Finding time to chat with promoter Gary Brown on the night, he tells me how he feels strongly about The Junction creating a safe space for new music artists to play, alongside supporting established regional bands looking for live performance opportunities.

 “It started as a place for the young ones - in that 14-18 category because they’ve got nowhere else to go. The Fiver gives them a chance to be who they wanna be and develop their talent. Often, it’s indie or rap these days, but we try and mix it up if we can. We usually put on at least one metal/deathcore event per year too”. Gary tells me this without leaving his post at the door as the venue fills. He is 100% invested in every second of this show and seriously proud of what it brings to the music scene, that’s incredibly clear.

And the event delivered. It really did. With a varied lineup of punchy, chaotic, and most definitely unashamed heavy rock/alt talent including Slughouse, Bangkitan, Divided Kingdom, and Stray Native, headliners Planet Fatale also offered up a dark and melodic lyrical mastery put to heavy riffs- perhaps a little too polished a feel for an event such as this, they still delivered irresistible appeal on the night. The performance that stood out for me was without a doubt from the boys in Stray Native though. Showcasing a solid alternative sound and tracks laced with seriously catchy hooks, it’s no surprise they were deemed worthy of a spot in the lineup.

Stray Native on stage at The Junction

Opening their set with immediate uplift, it was in your face from the first track. They wanted us woken up. Vocalist Boff’s range is impressive. He screams as well as he sings, feeding off his band members with ferocity. They know how to move on stage too, and the feeling is they are fully connected as a collective. Jake’s performance on guitar is somewhat of an internal one when he’s lost in the moment, disappearing into the feeling of each track, but it kinda works. Frontman Boff is able to bring him and everyone else back together during vocal breaks to create a unified performance.

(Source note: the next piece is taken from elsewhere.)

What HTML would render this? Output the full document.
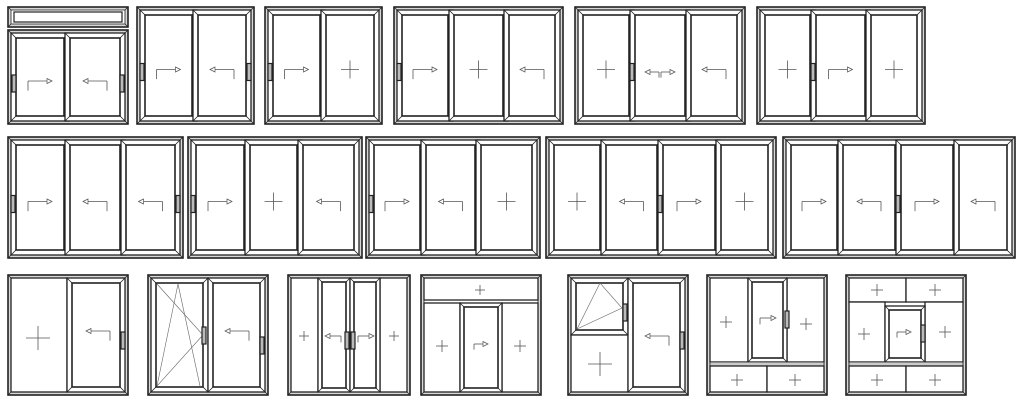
<!DOCTYPE html>
<html><head><meta charset="utf-8"><style>html,body{margin:0;padding:0;background:#fff;width:1024px;height:402px;overflow:hidden}</style></head>
<body>
<svg id="s" width="1024" height="402" xmlns="http://www.w3.org/2000/svg" fill="none" stroke="#222"></svg>
<script>
const s=document.getElementById('s');let o='';
function r(x1,y1,x2,y2,w,f){o+=`<rect x="${x1}" y="${y1}" width="${x2-x1}" height="${y2-y1}" stroke-width="${w}" fill="${f||'none'}"/>`;}
function l(a,b,c,d,w,col){o+=`<line x1="${a}" y1="${b}" x2="${c}" y2="${d}" stroke-width="${w||0.8}" ${col?`stroke="${col}"`:''}/>`;}
function F(x1,y1,x2,y2){r(x1,y1,x2,y2,1.6,'#d8d8d8');r(x1+3,y1+3,x2-3,y2-3,0.8,'#fff');l(x1,y1,x1+3,y1+3);l(x2,y1,x2-3,y1+3);l(x1,y2,x1+3,y2-3);l(x2,y2,x2-3,y2-3);}
function P(x1,y1,x2,y2,k){k=k||5;r(x1,y1,x2,y2,1.3,'#fff');r(x1+k,y1+k,x2-k,y2-k,1.6);l(x1,y1,x1+k,y1+k);l(x2,y1,x2-k,y1+k);l(x1,y2,x1+k,y2-k);l(x2,y2,x2-k,y2-k);}
function plus(cx,cy,h){l(cx-h,cy,cx+h,cy,0.8,'#555');l(cx,cy-h,cx,cy+h,0.8,'#555');}
function ar(cx,cy,dir,w){w=w||12;let a=cx-dir*w,b=cx+dir*w;l(a,cy,b,cy,0.8,'#555');l(a,cy,a,cy+w*0.8,0.8,'#555');o+=`<path d="M${b} ${cy} L${b-dir*5} ${cy-2.5} L${b-dir*5} ${cy+2.5}Z" stroke-width="0.7" stroke="#555" fill="#fff"/>`;}
function H(x,cy){o+=`<rect x="${x-2}" y="${cy-8}" width="4" height="17" stroke-width="1.2" fill="#bbb"/>`;}
function row(x1,x2,y1,y2,splits,syms,handles){F(x1,y1,x2,y2);let xs=[x1+3,...splits,x2-3];for(let i=0;i<xs.length-1;i++){let a=xs[i]+(i?-2:0),b=xs[i+1]+(i<xs.length-2?2:0);P(a,y1+3,b,y2-3);let cx=(a+b)/2,cy=(y1+y2)/2+4,sy=syms[i];if(sy=='R')ar(cx,cy,1);else if(sy=='L')ar(cx,cy,-1);else if(sy=='X')plus(cx,cy,9);}(handles||[]).forEach(h=>H(h,(y1+y2)/2+6));}
// Row 1
F(8,7,128,27);r(14,12,122,22,1.2);
row(8,128,30,124,[67],['R','L'],[14,122]);
row(137,254,7,124,[195],['R','L'],[142,249]);
row(265,382,7,124,[323],['R','X'],[270]);
row(394,563,7,124,[451,506],['R','X','L'],[399]);
row(575,745,7,124,[632,688],['X','LR','L'],[632]);
ar(652,72,-1,7);ar(668,72,1,7);
row(757,925,7,124,[813,868],['X','R','X'],[813]);
// Row 2
row(8,183,137,258,[67,123],['R','L','L'],[13,178]);
row(188,362,137,258,[247,300],['R','X','L'],[193]);
row(366,540,137,258,[423,478],['R','L','X'],[371]);
row(546,776,137,258,[603,660,718],['X','L','R','X'],[660]);
row(783,1015,137,258,[840,898,956],['R','L','R','L'],[898]);
// Row 3
F(8,275,128,395);r(11,278,67,392,1.3,'#fff');plus(38,338,12);P(67,278,125,392);ar(98,331,-1);H(123,340);
F(148,275,268,395);P(151,278,208,392);o+=`<path d="M157 284 L203 335 L157 386 M157 386 L178 284 L200 386" stroke-width="0.6" stroke="#666"/>`;H(204,335);P(208,278,265,392);ar(237,331,-1);H(262,345);
F(288,275,410,395);r(291,278,318,392,1.3,'#fff');r(380,278,407,392,1.3,'#fff');P(318,278,350,392,4);P(350,278,380,392,4);plus(304,336,5);plus(394,336,5);ar(333,336,-1,8);ar(366,336,1,8);H(347,340);H(353,340);
F(421,275,541,395);r(424,278,538,300,1.3,'#fff');plus(480,290,5);r(424,303,460,392,1.3,'#fff');r(502,303,538,392,1.3,'#fff');P(460,303,502,392,4);plus(442,346,6);plus(520,346,6);ar(481,344,1,7);
F(568,275,688,395);P(571,278,628,335);o+=`<path d="M577 329 L622 308 L600 283 L577 329" stroke-width="0.6" stroke="#666"/>`;H(625,312);r(571,335,628,392,1.3,'#fff');plus(600,364,12);P(628,278,685,392);ar(657,336,-1);H(682,340);
F(707,275,827,395);r(710,278,748,362,1.3,'#fff');r(787,278,824,362,1.3,'#fff');P(748,278,787,362,4);plus(726,322,6);plus(806,324,6);ar(768,318,1,8);H(787,319);r(710,362,824,366,0.8,'#ccc');r(710,366,767,392,1.3,'#fff');r(767,366,824,392,1.3,'#fff');plus(737,380,6);plus(795,380,6);
F(846,275,966,395);r(849,278,906,302,1.3,'#fff');r(906,278,963,302,1.3,'#fff');plus(877,290,6);plus(935,290,6);r(849,302,885,362,1.3,'#fff');r(925,302,963,362,1.3,'#fff');P(885,306,925,362,4);plus(864,334,6);plus(945,332,6);ar(904,332,1,7);H(923,333);r(849,362,963,366,0.8,'#ccc');r(849,366,906,392,1.3,'#fff');r(906,366,963,392,1.3,'#fff');plus(877,380,6);plus(935,380,6);
s.innerHTML=o;
</script>
</body></html>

I wanted to know more about this established band currently working the local music scene, so I was invited for an interview backstage. Bassist Oz, who sat alongside Boff (lead vocals), Paul (guitar), Karl (drums), and Jake (guitar), took soundbite duties and was clearly in his element during our conversation. He’s proud of this band, and it shows. Telling stories of their experiences in the past, how each member was recruited, and why they just work as the five-piece they are now, I really got a sense of their commitment, not only as band members, but mates too. Boff was practically forced to join them because they just knew he was the right fit. And I think I agree.

“At the time I thought, you know what, I haven't seen them in ages, so thought I'd just go thinking yeah it will just be a bit of a jam. Then I just never left.”- Boff.

“Once he’d heard the songs he was like - yeah this is alright, this is a bit of me. When we were writing songs, we were kinda writing them with Boff in mind anyway.” - Oz

They went on to tell me more about writing songs together and the 50 or so demos they have ready to perfect (tracks with names I can't repeat here, all of which have their on-stage professional titles for audience purposes only. Don't ask!) It sounds as if these boys have a shared sense of love for the creative process behind the scenes as well as performing live, which is refreshing these days considering how few performance opportunities there were during Covid-19 and how desperate music artists have been to spend their time focusing solely on live gigs in the years that followed. To have a love for the process from beginning to end is clearly important to Stray in a really good way.

The band are currently still writing and recording, with several tracks planned for release before the end of this year and future hopes to get out and play across the UK in as many cities as possible- taking their fired-up hard rock sound out there for new audiences. Head out to their next date at The Dublin Castle, Camden, Thursday 6th June supporting metal/prog rock-influenced outfit Wicca. Tickets £10 on the door.